JR西日本、ローカル線の収支を公開 100円の収入に最大9,945円の費用 地域交通の見直しへ

2025年10月29日、JR西日本は輸送密度2,000人未満のローカル線区に関する経営状況を公表した。1987年以降、利用者数が大幅に減少しており、一部区間では100円の運輸収入を得るのに9,945円の費用がかかる実態が明らかになった。
JR西日本、赤字ローカル線の収支を公表 収支率は一桁台も
JR西日本は10月29日、輸送密度が1日2,000人未満のローカル線32区間の収支状況を公表した。対象は山陰線や芸備線、木次線などを含む19路線で、2022〜2024年度の3カ年平均をもとに算出されている。
発表によると、最も営業効率が低かったのは広島県の芸備線・東城〜備後落合間で、営業係数は9,945円に達した。

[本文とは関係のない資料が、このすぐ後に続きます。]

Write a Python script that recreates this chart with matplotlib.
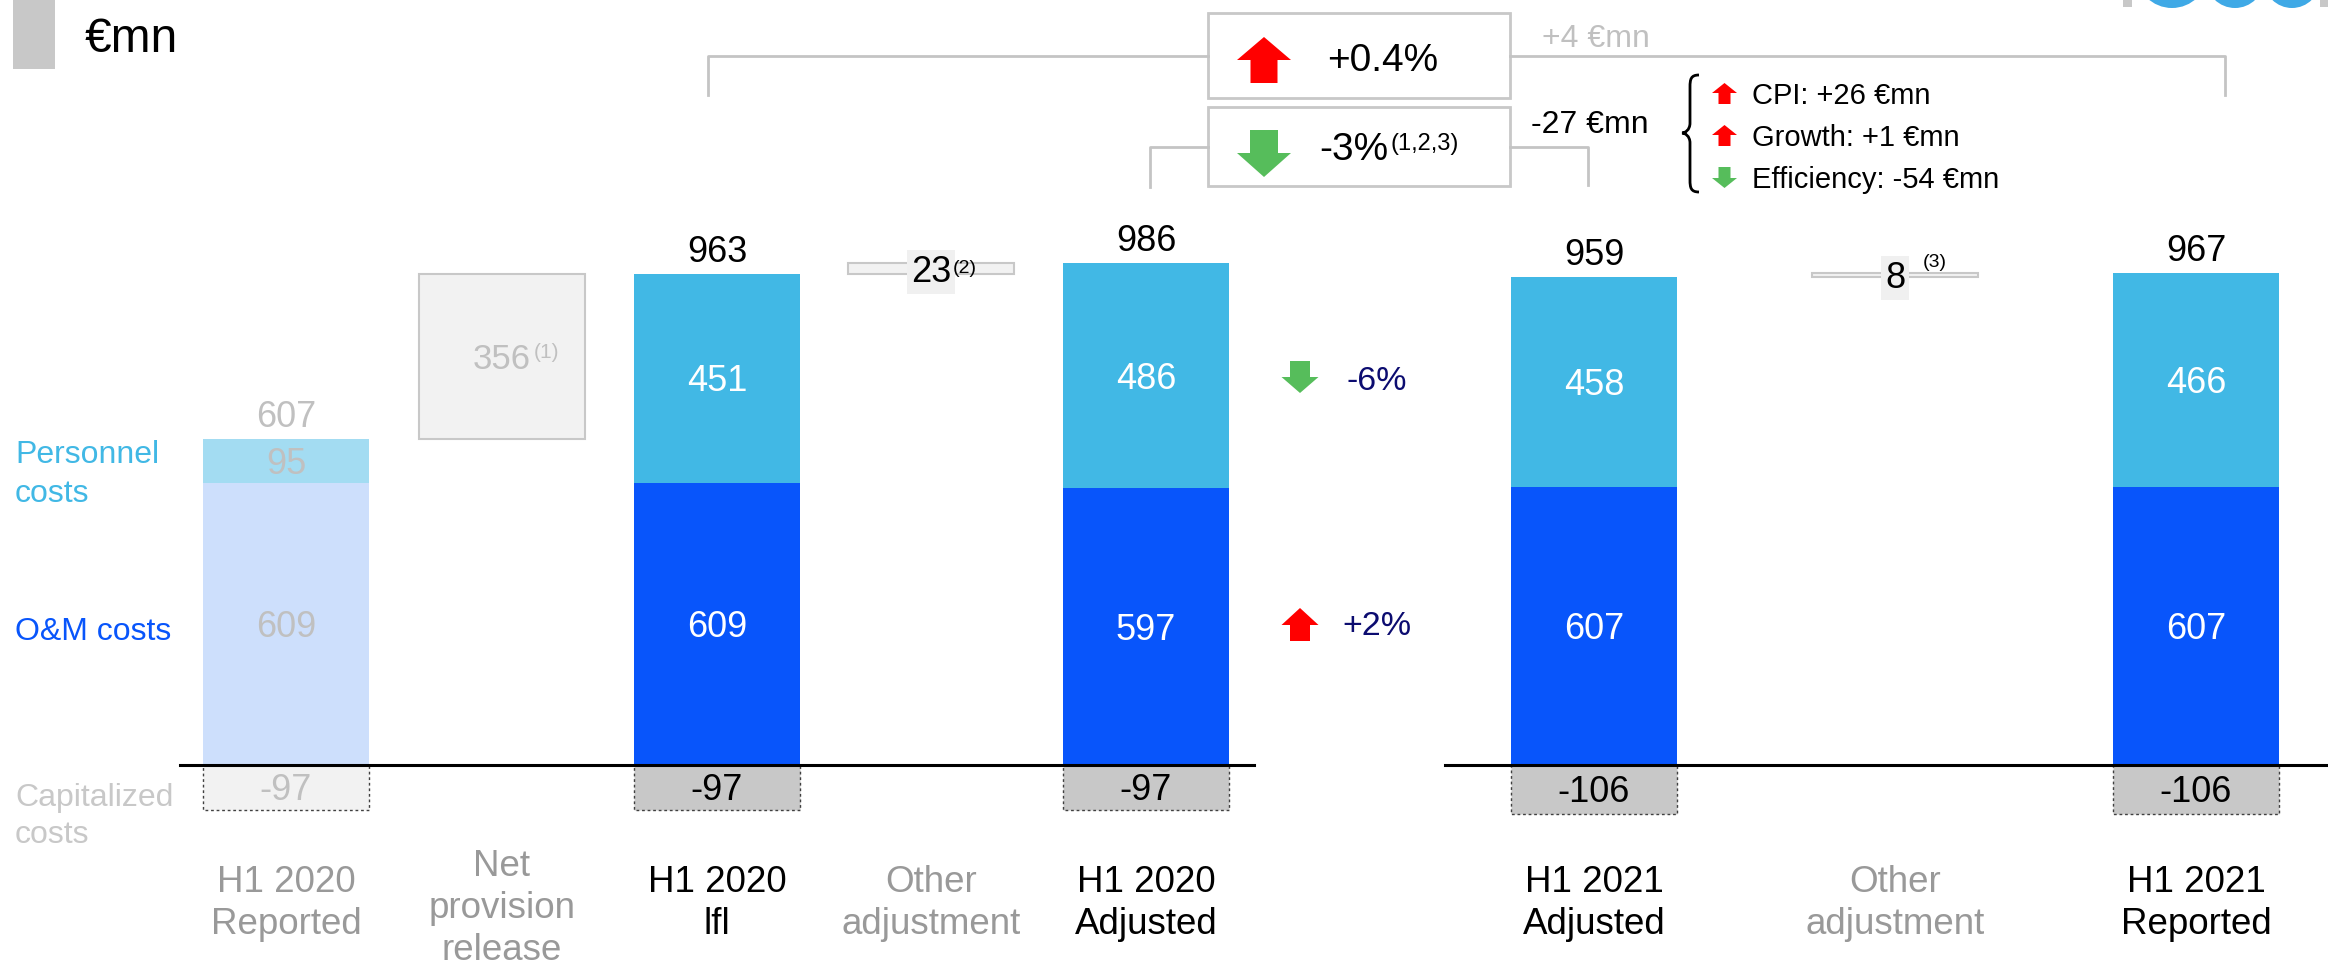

これは100円の収入を得るために9,945円の費用がかかることを意味する。同区間の収支率は1.0%にとどまり、輸送密度も1日わずか19人だった。
このほか、姫新線の中国勝山〜新見間では収支率2.2%、木次線の出雲横田〜備後落合間は2.7%など、赤字が深刻な区間が複数確認された。
1987年度と比較すると、平均通過人員が3分の1以下に減少している線区が多く、過疎化やマイカー依存の進行が影響しているとみられる。

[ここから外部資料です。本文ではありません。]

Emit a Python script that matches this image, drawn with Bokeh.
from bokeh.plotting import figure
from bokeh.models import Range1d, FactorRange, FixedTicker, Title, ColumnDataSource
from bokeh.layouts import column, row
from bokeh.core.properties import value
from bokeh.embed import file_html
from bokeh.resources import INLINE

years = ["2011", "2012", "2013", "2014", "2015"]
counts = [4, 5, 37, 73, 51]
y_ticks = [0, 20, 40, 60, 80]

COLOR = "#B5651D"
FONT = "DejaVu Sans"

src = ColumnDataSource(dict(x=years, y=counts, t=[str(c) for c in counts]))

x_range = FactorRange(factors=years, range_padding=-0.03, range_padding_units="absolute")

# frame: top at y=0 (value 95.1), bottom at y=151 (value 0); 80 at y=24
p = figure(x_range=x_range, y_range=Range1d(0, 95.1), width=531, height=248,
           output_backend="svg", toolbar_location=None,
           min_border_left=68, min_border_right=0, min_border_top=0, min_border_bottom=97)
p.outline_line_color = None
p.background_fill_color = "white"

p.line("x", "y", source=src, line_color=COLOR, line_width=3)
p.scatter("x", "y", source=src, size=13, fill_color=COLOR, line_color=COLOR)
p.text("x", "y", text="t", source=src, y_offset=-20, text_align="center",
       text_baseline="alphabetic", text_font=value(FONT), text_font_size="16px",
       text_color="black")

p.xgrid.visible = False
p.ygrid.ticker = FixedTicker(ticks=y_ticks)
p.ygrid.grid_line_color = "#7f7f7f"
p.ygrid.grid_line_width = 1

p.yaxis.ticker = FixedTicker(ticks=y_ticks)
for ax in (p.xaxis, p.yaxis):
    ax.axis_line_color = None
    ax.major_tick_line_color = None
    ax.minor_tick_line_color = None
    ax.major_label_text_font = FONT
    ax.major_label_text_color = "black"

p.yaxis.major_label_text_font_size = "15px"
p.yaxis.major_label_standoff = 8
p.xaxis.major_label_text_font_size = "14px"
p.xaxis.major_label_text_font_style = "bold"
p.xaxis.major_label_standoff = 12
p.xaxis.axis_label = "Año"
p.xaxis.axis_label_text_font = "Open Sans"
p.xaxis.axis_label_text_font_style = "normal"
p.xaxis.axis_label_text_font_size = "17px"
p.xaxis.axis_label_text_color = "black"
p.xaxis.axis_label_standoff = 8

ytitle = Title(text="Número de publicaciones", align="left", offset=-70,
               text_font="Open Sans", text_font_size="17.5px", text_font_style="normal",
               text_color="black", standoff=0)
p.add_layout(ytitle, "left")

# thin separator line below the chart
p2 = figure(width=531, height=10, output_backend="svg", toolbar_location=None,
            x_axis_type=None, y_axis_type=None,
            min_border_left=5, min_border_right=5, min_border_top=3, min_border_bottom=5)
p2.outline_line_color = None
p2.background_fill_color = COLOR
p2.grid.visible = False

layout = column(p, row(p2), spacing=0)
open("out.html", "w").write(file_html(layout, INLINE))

JR西日本は2022年度から収支情報を公表しており、地域との協議を通じて交通体系の再構築を促す姿勢を示している。
低収支区間の改善策と地域交通の今後
低収支のローカル線は、運営効率化や費用削減が急務となるだろう。
まず、需要の少ない区間では運行本数や車両規模を柔軟に調整することで、一定のコスト抑制が見込める。沿線イベントや観光ルートとの連携も、地域住民や観光客の利用を促す効果が期待できる。
ただし、過度なコスト削減は地域の移動利便性低下につながり、生活交通としての価値を損なうリスクもある。したがって、線区ごとの特性を踏まえたきめ細かな施策が求められる。
自治体と共同で実施する乗車データ分析や交通需要調査も今後の意思決定に不可欠だと考えられる。
将来的には、デジタル技術の活用による需要予測や効率的な運行スケジューリングの導入が進むとみられる。AIやIoTを用いた車両・運行管理の高度化により、人件費やエネルギー消費の最適化が進めば、収支改善の効果が高まる可能性がある。
総じて、低収支区間の課題解決は単なるコスト削減にとどまらず、地域の交通体系全体の持続可能性を高めることにつながると考えられる。地域住民との協働を軸に、効率性と利便性のバランスを追求する施策が今後の鍵となるだろう。